The well studied subject of Quadrature Mirror Filters (QMF) is entered by imposing the following symmetry constraint on the analysis filters:

$\displaystyle H_1(z) \eqsp H_0(-z)\quad \hbox{(QMF Symmetry Constraint)} \protect$ (12.33)

That is, the filter for channel 1 is constrained to be a $ \pi$ -rotation of filter 0 along the unit circle. This of course makes perfect sense for a two-channel band-splitting filter bank, and can form the basis of a dyadic tree band splitting, as we'll look at in §11.9.1 below.

In the time domain, the QMF constraint (11.33) becomes $ h_1(n) =
(-1)^n h_0(n)$ , i.e., all odd-index coefficients are negated. If $ H_0$ is a lowpass filter cutting off near $ \omega=\pi/2$ (as is typical), then $ H_1$ is a complementary highpass filter. The exact cut-off frequency can be adjusted along with the roll-off rate to provide a maximally constant frequency-response sum.
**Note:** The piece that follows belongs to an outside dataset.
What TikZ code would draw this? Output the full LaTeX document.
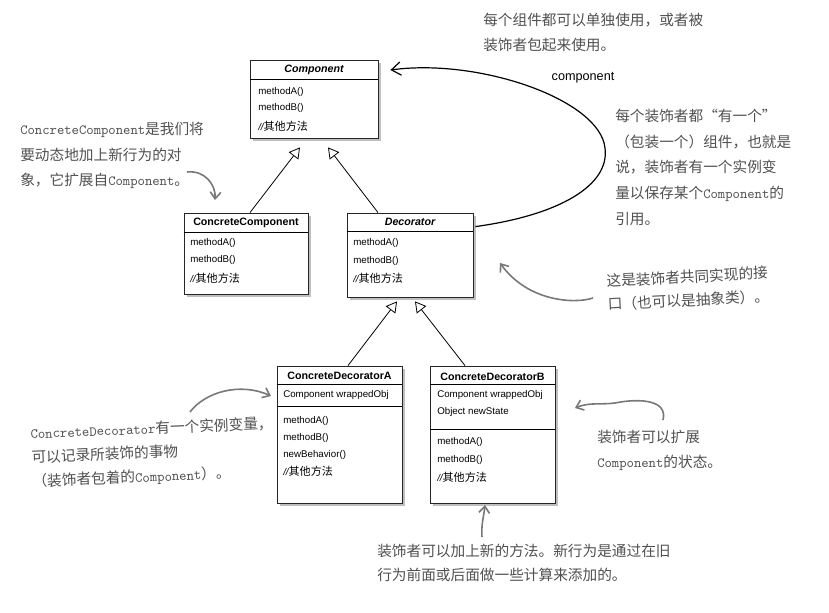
\documentclass[tikz,border=0pt]{standalone}
\usepackage{fontspec}
\setsansfont{Liberation Sans}
\newfontfamily\cjk{Noto Sans CJK SC}
\usepackage{tikz}
\usetikzlibrary{calc,positioning,fit,shadows,arrows.meta}
\definecolor{notegray}{RGB}{80,80,80}
\definecolor{pengray}{RGB}{120,120,120}
\newcommand{\mono}[1]{{\fontsize{10.5}{18}\selectfont\ttfamily #1}}
\newcommand{\other}{{\sffamily\itshape //}{\cjk\fontsize{8.3}{9}\selectfont 其他方法}}
\tikzset{
  classbox/.style={draw=black!85, line width=0.6pt, fill=white, inner sep=0pt,
    drop shadow={shadow xshift=2.5pt, shadow yshift=-2.5pt, opacity=0.5}},
  title/.style={inner sep=0pt, font=\sffamily\bfseries\fontsize{8}{9}\selectfont},
  item/.style={anchor=west, inner sep=0pt, font=\sffamily\fontsize{7.3}{9}\selectfont},
  note/.style={anchor=north west, align=left, inner sep=0pt, text=notegray,
    font=\cjk\fontsize{11}{18.5}\selectfont},
  pen/.style={draw=pengray, line width=1.2pt, -{Straight Barb[length=5pt,width=8pt]}},
  inherit/.style={draw, line width=0.6pt, -{Triangle[open,length=8pt,width=9pt]}},
}

\begin{document}
\begin{tikzpicture}[x=0.75pt,y=-0.75pt]
	%\draw[color=gray,step=10, help lines,opacity=0.3] (0,0) grid (829,613); %help grid
	\useasboundingbox (0,0) rectangle (829,613);
	% classes
	\node[classbox, fit={(250,60) (378,138)}] (comp) {};
	\draw[line width=0.6pt] (comp.west |- 0,79) -- (comp.east |- 0,79);
	\node[title] (compT) at (314,70) {\itshape Component};
	\node[item] at (258,92) {methodA()};
	\node[item] at (258,108) {methodB()};
	\node[item] at (258,126) {\other};

	\node[classbox, fit={(184,213) (308,294)}] (ccomp) {};
	\draw[line width=0.6pt] (ccomp.west |- 0,232) -- (ccomp.east |- 0,232);
	\node[title] (ccompT) at (246,223) {ConcreteComponent};
	\node[item] at (190,243) {methodA()};
	\node[item] at (190,260) {methodB()};
	\node[item] at (190,278) {\other};

	\node[classbox, fit={(347,213) (473,297)}] (dec) {};
	\draw[line width=0.6pt] (dec.west |- 0,231) -- (dec.east |- 0,231);
	\node[title] (decT) at (410,222) {\itshape Decorator};
	\node[item] at (353,243) {methodA()};
	\node[item] at (353,261) {methodB()};
	\node[item] at (353,278) {\other};

	\node[classbox, fit={(277,366) (402,503)}] (cda) {};
	\draw[line width=0.6pt] (cda.west |- 0,384) -- (cda.east |- 0,384);
	\draw[line width=0.6pt] (cda.west |- 0,406) -- (cda.east |- 0,406);
	\node[title] (cdaT) at (339.5,376) {ConcreteDecoratorA};
	\node[item] at (283,395) {Component wrappedObj};
	\node[item] at (283,421) {methodA()};
	\node[item] at (283,438) {methodB()};
	\node[item] at (283,455) {newBehavior()};
	\node[item] at (283,471) {\other};

	\node[classbox, fit={(430,366) (555,503)}] (cdb) {};
	\draw[line width=0.6pt] (cdb.west |- 0,384) -- (cdb.east |- 0,384);
	\draw[line width=0.6pt] (cdb.west |- 0,429) -- (cdb.east |- 0,429);
	\node[title] (cdbT) at (492.5,377) {ConcreteDecoratorB};
	\node[item] at (437,395) {Component wrappedObj};
	\node[item] at (437,412) {Object newState};
	\node[item] at (437,442) {methodA()};
	\node[item] at (437,460) {methodB()};
	\node[item] at (437,477) {\other};

	% inheritance
	\draw[inherit] ($(ccomp.north)+(4,0)$) -- ($(comp.south)+(-14,9)$);
	\draw[inherit] ($(dec.north)+(-32,0)$) -- ($(comp.south)+(14,9)$);
	\draw[inherit] ($(cda.north)+(8.5,0)$) -- ($(dec.south)+(-13,4)$);
	\draw[inherit] ($(cdb.north)+(-27.5,0)$) -- ($(dec.south)+(5,4)$);

	% has-a component
	\draw[line width=0.9pt, -{Straight Barb[length=7pt,width=10pt]}] ($(dec.north east)+(2,14)$)
		.. controls (560,215) and (610,185) .. (605,148)
		.. controls (600,100) and (480,58) .. ($(comp.east)+(12,-29)$);
	\node[font=\sffamily\fontsize{9.5}{11}\selectfont] (lbl) at (583,78) {component};

	% notes
	\node[note] (n1) at (483,13) {每个组件都可以单独使用，或者被\\装饰者包起来使用。};
	\node[note, font=\cjk\fontsize{11}{19.2}\selectfont] (n2) at (615,109) {每个装饰者都“有一个”\\（包装一个）组件，也就是\\说，装饰者有一个实例变\\量以保存某个\mono{Component}的\\引用。};
	\node[note, font=\cjk\fontsize{11}{19.2}\selectfont] (n3) at (20,122) {\mono{ConcreteComponent}是我们将\\要动态地加上新行为的对\\象，它扩展自\mono{Component}。};
	\node[note, rotate=3, font=\cjk\fontsize{11}{17.5}\selectfont] (n4) at (606,274) {这是装饰者共同实现的接\\口（也可以是抽象类）。};
	\node[note, rotate=2.4, font=\cjk\fontsize{11}{18}\selectfont] (n5) at (30,426) {\mono{ConcreteDecorator}有一个实例变量，\\可以记录所装饰的事物\\（装饰者包着的\mono{Component}）。};
	\node[note] (n6) at (597,430) {装饰者可以扩展\\\mono{Component}的状态。};
	\node[note, font=\cjk\fontsize{11}{18}\selectfont] (n7) at (377,544) {装饰者可以加上新的方法。新行为是通过在旧\\行为前面或后面做一些计算来添加的。};

	% pointers
	\coordinate (p1) at (187,172); \coordinate (q1) at (215,200);
	\draw[pen] (p1) .. controls (205,170) and (216,185) .. (q1);
	\coordinate (p2) at (593,298); \coordinate (q2) at (500,263);
	\draw[pen] (p2) .. controls (575,304) and (528,302) .. (q2);
	\coordinate (p3) at (190,412); \coordinate (q3) at (271,396);
	\draw[pen] (p3) .. controls (205,392) and (240,382) .. (q3);
	\coordinate (p4) at (663,420); \coordinate (q4) at (575,408);
	\draw[pen] (p4) .. controls (668,400) and (640,398) .. (615,403)
		.. controls (600,405) and (590,402) .. (q4);
	\coordinate (p5) at (482,537); \coordinate (q5) at (485,505);
	\draw[pen] (p5) .. controls (481,525) and (484,515) .. (q5);
\end{tikzpicture}
\end{document}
Two-channel QMFs have been around since at least 1976 [51], and appear to be the first critically sampled perfect reconstruction filter banks. Moreover, the Princen-Bradley filter bank, the initial foundation of MPEG audio as we now know it, was conceived as the Fourier dual of QMFs [214]. Historically, the term QMF applied only to two-channel filter banks having the QMF symmetry constraint (11.33). Today, the term ``QMF filter bank'' may refer to more general PR filter banks with any number of channels and not obeying (11.33) [287].

Combining the QMF symmetry constraint with the aliasing-cancellation constraints, given by

\begin{eqnarray*}
F_0(z) &=& \quad\! H_1(-z) \eqsp \quad\! H_0(z)\\ [5pt]
F_1(z) &=& -H_0(-z) \eqsp -H_1(z),
\end{eqnarray*}

the perfect reconstruction requirement reduces to

$\displaystyle g\,z^{-d} \eqsp H_0(z)F_0(z) + H_1(z)F_1(z) \eqsp H_0^2(z) - H_0^2(-z). \protect$ (12.34)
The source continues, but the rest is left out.